In 1974, the Pakistani government decided to absorb migrants from East Pakistan. Though the government repatriated about 170,000 Biharis back to Pakistan in three phases between 1972 and 1992, each time it was done with great reluctance.
"Only those who arrived in 1974 under the repatriation agreement had repatriation certificates. Others, who came afterwards till the early 1980s, were not given any such document," Feroz Khan, Majeed Colony Union Committee Chairman, a Bihari majority neighbourhood in Karachi, tells TNS.
A large majority of the Biharis who migrated to Pakistan chose to settle in Karachi. The government had attempted to rehabilitate them in other provinces but nearly all of them gradually moved to Karachi, largely because of family connections.
Most of the Bihari population of Karachi reside in various areas of Orangi Town, Majeed Colony, Sector 36-B Landhi, Korangi, Bahadurabad, New Karachi and Surjani Town areas.
They are facing a host of problems; the most glaring are not being able to get CNICs, denial of job opportunities and other usual perks of being a Pakistani national.
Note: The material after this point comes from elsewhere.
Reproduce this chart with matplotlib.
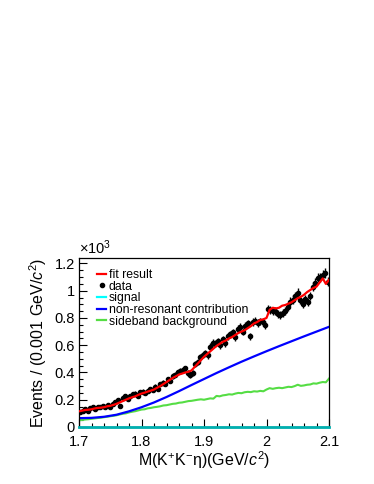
import numpy as np
import matplotlib
matplotlib.use("Agg")
import matplotlib.pyplot as plt
from matplotlib.lines import Line2D
from matplotlib.ticker import MultipleLocator, FuncFormatter

plt.rcParams['font.family'] = ['Liberation Sans', 'DejaVu Sans']
plt.rcParams['mathtext.fontset'] = 'custom'
plt.rcParams['mathtext.rm'] = 'Liberation Sans'
plt.rcParams['mathtext.it'] = 'Liberation Sans:italic'

# ---- data (values in units of 10^3 events) ----
data_x = [1.702 + 0.004 * i for i in range(100)]
data_y = [0.11, 0.115, 0.135, 0.12, 0.14, 0.145, 0.13, 0.15, 0.15, 0.155,
          0.145, 0.165, 0.15, 0.17, 0.18, 0.195, 0.152, 0.215, 0.225, 0.205,
          0.23, 0.24, 0.245, 0.23, 0.255, 0.26, 0.25, 0.265, 0.28, 0.27,
          0.295, 0.28, 0.315, 0.325, 0.315, 0.35, 0.34, 0.375, 0.385, 0.40,
          0.41, 0.42, 0.43, 0.395, 0.38, 0.395, 0.46, 0.48, 0.51, 0.53,
          0.545, 0.525, 0.59, 0.62, 0.61, 0.63, 0.60, 0.645, 0.615, 0.665,
          0.68, 0.695, 0.66, 0.72, 0.735, 0.70, 0.74, 0.76, 0.665, 0.77,
          0.78, 0.765, 0.775, 0.77, 0.75, 0.865, 0.86, 0.85, 0.85, 0.83,
          0.82, 0.835, 0.85, 0.88, 0.92, 0.935, 0.96, 0.985, 0.93, 0.90,
          0.94, 0.915, 0.96, 1.03, 1.06, 1.095, 1.10, 1.115, 1.13, 1.065]

curve_x = [1.700 + 0.005 * i for i in range(81)]
fit_y = [0.115, 0.12, 0.125, 0.127, 0.13, 0.136, 0.14, 0.142, 0.145, 0.152,
         0.155, 0.162, 0.17, 0.18, 0.19, 0.2, 0.21, 0.218, 0.225, 0.236,
         0.245, 0.252, 0.26, 0.267, 0.275, 0.288, 0.30, 0.315, 0.33, 0.345,
         0.36, 0.372, 0.385, 0.392, 0.40, 0.405, 0.415, 0.44, 0.465, 0.49,
         0.515, 0.535, 0.555, 0.575, 0.595, 0.61, 0.625, 0.635, 0.65, 0.66,
         0.675, 0.69, 0.70, 0.71, 0.725, 0.74, 0.76, 0.77, 0.785, 0.79,
         0.80, 0.86, 0.875, 0.87, 0.875, 0.89, 0.895, 0.905, 0.915, 0.93,
         0.945, 0.955, 0.97, 0.99, 1.005, 1.02, 1.03, 1.06, 1.09, 1.05, 1.08]
sideband_y = [0.05, 0.052, 0.055, 0.057, 0.06, 0.063, 0.066, 0.068, 0.072, 0.075,
              0.079, 0.082, 0.086, 0.092, 0.097, 0.1, 0.107, 0.112, 0.116, 0.122,
              0.128, 0.13, 0.137, 0.14, 0.145, 0.148, 0.152, 0.158, 0.16, 0.165,
              0.17, 0.172, 0.178, 0.18, 0.185, 0.19, 0.192, 0.196, 0.2, 0.203,
              0.2, 0.205, 0.21, 0.208, 0.228, 0.225, 0.232, 0.235, 0.24, 0.238,
              0.245, 0.25, 0.248, 0.255, 0.258, 0.256, 0.262, 0.26, 0.265, 0.262,
              0.275, 0.285, 0.28, 0.285, 0.288, 0.285, 0.29, 0.295, 0.293, 0.3,
              0.31, 0.302, 0.305, 0.31, 0.312, 0.32, 0.318, 0.325, 0.33, 0.328, 0.355]

nonres_x = [1.70 + 0.02 * i for i in range(21)]
nonres_y = [0.065, 0.067, 0.075, 0.09, 0.115, 0.145, 0.18, 0.22, 0.263, 0.308,
            0.352, 0.396, 0.438, 0.479, 0.518, 0.556, 0.593, 0.629, 0.665, 0.70, 0.735]

signal_x = [1.70, 2.10]
signal_y = [0.0, 0.0]

xticks = [1.7, 1.8, 1.9, 2.0, 2.1]
yticks = [0, 0.2, 0.4, 0.6, 0.8, 1.0, 1.2]

# ---- figure ----
fig = plt.figure(figsize=(3.74, 4.84), dpi=100)
ax = fig.add_axes([79 / 374, 1 - 427 / 484, 250 / 374, 169 / 484])

c_red = '#ff0000'
c_blue = '#0000ff'
c_green = '#55dd44'
c_cyan = '#00ffff'

d_y = np.array(data_y)
d_err = np.sqrt(d_y * 1000.0) / 1000.0
ax.errorbar(data_x, d_y, yerr=d_err, xerr=0.002, fmt='o', color='black',
            markersize=3.0, elinewidth=1.0, capsize=0, zorder=3)
ax.plot(curve_x, sideband_y, color=c_green, lw=1.5, zorder=2)
ax.plot(nonres_x, nonres_y, color=c_blue, lw=1.6, zorder=2)
ax.plot(curve_x, fit_y, color=c_red, lw=1.6, zorder=4)
ax.plot(signal_x, signal_y, color='#00b0b0', lw=2.0, zorder=5, clip_on=False)

ax.set_xlim(1.7, 2.1)
ax.set_ylim(0, 1.24)
ax.set_xticks(xticks)
ax.set_yticks(yticks)
ax.xaxis.set_minor_locator(MultipleLocator(0.02))
ax.yaxis.set_minor_locator(MultipleLocator(0.05))

def fmt(v, pos):
    s = f"{v:.1f}"
    if s.endswith('.0'):
        s = s[:-2]
    return s
ax.xaxis.set_major_formatter(FuncFormatter(fmt))
ax.yaxis.set_major_formatter(FuncFormatter(fmt))

ax.tick_params(which='both', direction='in', top=False, right=False,
               labelsize=10.5, width=0.8)
ax.tick_params(axis='x', pad=5.5)
ax.tick_params(axis='y', pad=3)
ax.tick_params(which='major', length=6)
ax.tick_params(which='minor', length=3)
for s in ax.spines.values():
    s.set_linewidth(0.9)

ax.set_xlabel("M(K$^{+}$K$^{-}$η)(GeV/$c^{2}$)", fontsize=11.5, labelpad=0.5)
ax.set_ylabel("Events / (0.001 GeV/$c^{2}$)", fontsize=11.5, labelpad=4)
ax.text(0.0, 1.005, r"$\times$10$^{3}$", transform=ax.transAxes,
        ha='left', va='bottom', fontsize=10.5)

handles = [
    Line2D([], [], color=c_red, lw=1.6),
    Line2D([], [], color='black', marker='o', markersize=3.0, lw=0),
    Line2D([], [], color=c_cyan, lw=1.6),
    Line2D([], [], color=c_blue, lw=1.6),
    Line2D([], [], color=c_green, lw=1.6),
]
labels = ['fit result', 'data', 'signal', 'non-resonant contribution',
          'sideband background']
ax.legend(handles, labels, loc='upper left', bbox_to_anchor=(0.072, 0.935),
          frameon=False, fontsize=8.8, handlelength=0.75, handletextpad=0.2,
          labelspacing=-0.03, borderaxespad=0, borderpad=0)

fig.savefig('out.png', dpi=100)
For instance, they can’t open bank accounts, buy cars or get them registered or buy any property.
Khan, the UC chairman, says that most residents of his constituency were Biharis who have educated their children. "The parents have old CNICs but Nadra is neither renewing their identity cards nor issuing documents to their children," he says.
The Muttahida Qaumi Movement has long been pressing for the issuance of CNICs to Biharis. "They are genuine and legitimate people who came to Pakistan in the early 1980s. They rendered enormous sacrifices for the one Pakistan cause and fought against the Mukti Bahini," says Syed Aminul Haq, an MQM-P MNA who was elected from Orangi Town. He says that despite several assurances, "the community is still facing problems at the hands of Nadra officials".
Meanwhile, Nadra officials in Karachi confirm the registration authority has intensified its exercise of identifying "aliens" among the CNIC holders. Hence, the authority has either blocked or refused to renew thousands of CNICs because of their "suspicious" status. A senior official of Nadra who wants to stay anonymous, tells TNS that the registration authority has been asking the Bihari community to show government documents issued in the early 1980s, including the repatriation certificate and ration card.
Because of the pressure from the community in Karachi and from various political parties, especially the MQM-P, the previous government of the Pakistan Muslim League-Nawaz had formed an 18-member special parliamentary committee in January 2017 to resolve the issues of CNICs of the Bihari community as well as the Bengali community, who migrated before or after the fall of Dhaka and are living in Karachi since then. The committee chaired by the then deputy speaker of the National Assembly, Murtaza Javed Abbasi, held meetings to suggest a way forward for the re-verification of blocked ID cards. But in May 2018, the government changed and the issue of denial of CNICs still persists.